Aumock v. Aumock, 410 N.W.2d 420, 421 (Minn. 1987), concerned a dissolution agreement providing “that child support be waived both now and in the future.”  In Aumock we said:

Although respondent may have been willing to permanently bargain away child support when the stipulation was prepared, the rights of the minor children are not subject to determination through such a bargaining process.  Any agreement between the parents waiving child support cannot be binding on the trial court, which must be guided primarily by a concern for the best interests of the children.

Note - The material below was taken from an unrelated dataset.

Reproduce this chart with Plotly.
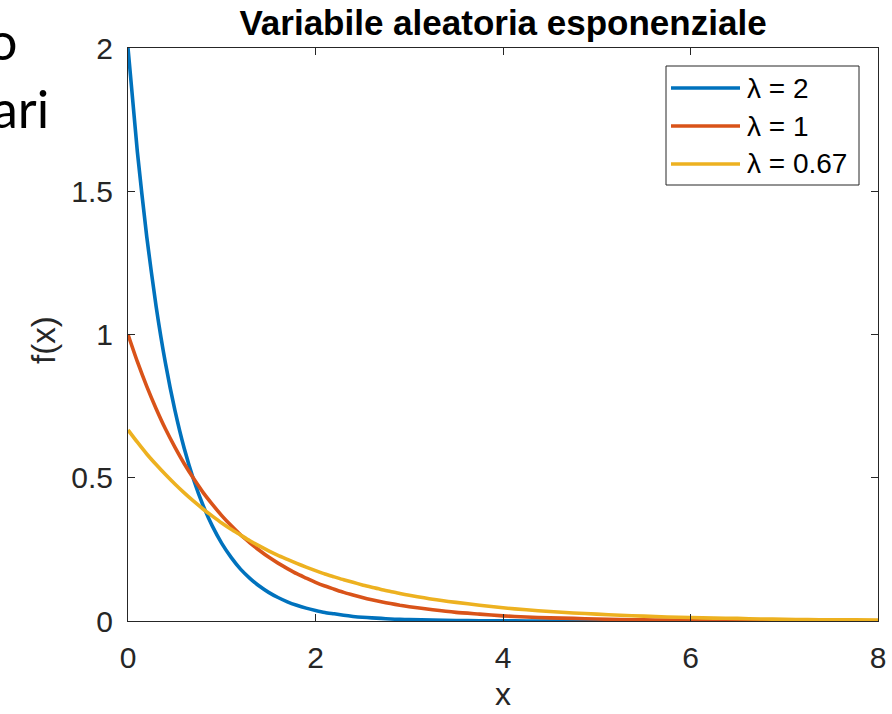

Id.  “[C]hild support relates to non-bargainable interests of children.” Id. (quotation and citation omitted).  Moreover, any agreement purporting to bargain away that right “is contrary to public policy and unenforceable and must be set aside.”  Id. at 422. Appellant seeks to enforce an alleged oral, rather than an actual written, waiver of child support.  This waiver is no more enforceable than the waiver in Aumock.

Appellant relies on McNattin v. McNattin, 450 N.W.2d 169 (Minn. App. 1990), but McNattin is distinguishable.  First, in McNattin the mother agreed in writing to reserve child support in the stipulation if the father would give up his custodial rights.  Id. at 170.  The amended judgment at issue in McNattin changed custody to the mother and reserved child support.  Id.  Here, there was no reservation of child support and appellant contends that he thought he was getting partial physical custody.  Moreover, McNattin noted “that [the] agreement to forego child support is clearly not binding upon the trial court.”  Id. at 171 (citation omitted).  McNattin considered the agreement only because it indisputably represented “the parties’ acquiescence in a settlement.” Id. (citation omitted).  Here, the existence of the waiver is disputed; it does not represent the parties’ acquiescence in a settlement.  Finally, appellant argues that, although the mother in McNattin was herself an attorney, the cases are similar because neither he nor the father in McNattin was represented during the negotiations.  But this similarity is irrelevant; appellant willingly gave up his right to representation, and all the evidence suggests that negotiations regarding the waiver of child support were between appellant and respondent, not between appellant and respondent’s attorney.

Nothing in this opinion prevents the parties from bringing a future motion on child support or custody in district court.[2]  Any agreement between the parties that purports to bargain away their minor child’s right to child support, however, “is contrary to public policy and unenforceable * * *.”  Aumock, 410 N.W.2d at 422.


[1] While the amended marital termination agreement provided that appellant would pay $265 in monthly child support, the judgment entered by the district court provided that appellant would pay $375 in monthly child support.

[2] Because of our decision on the first issue, it is not necessary for us to address equitable remedies or fraud on the court.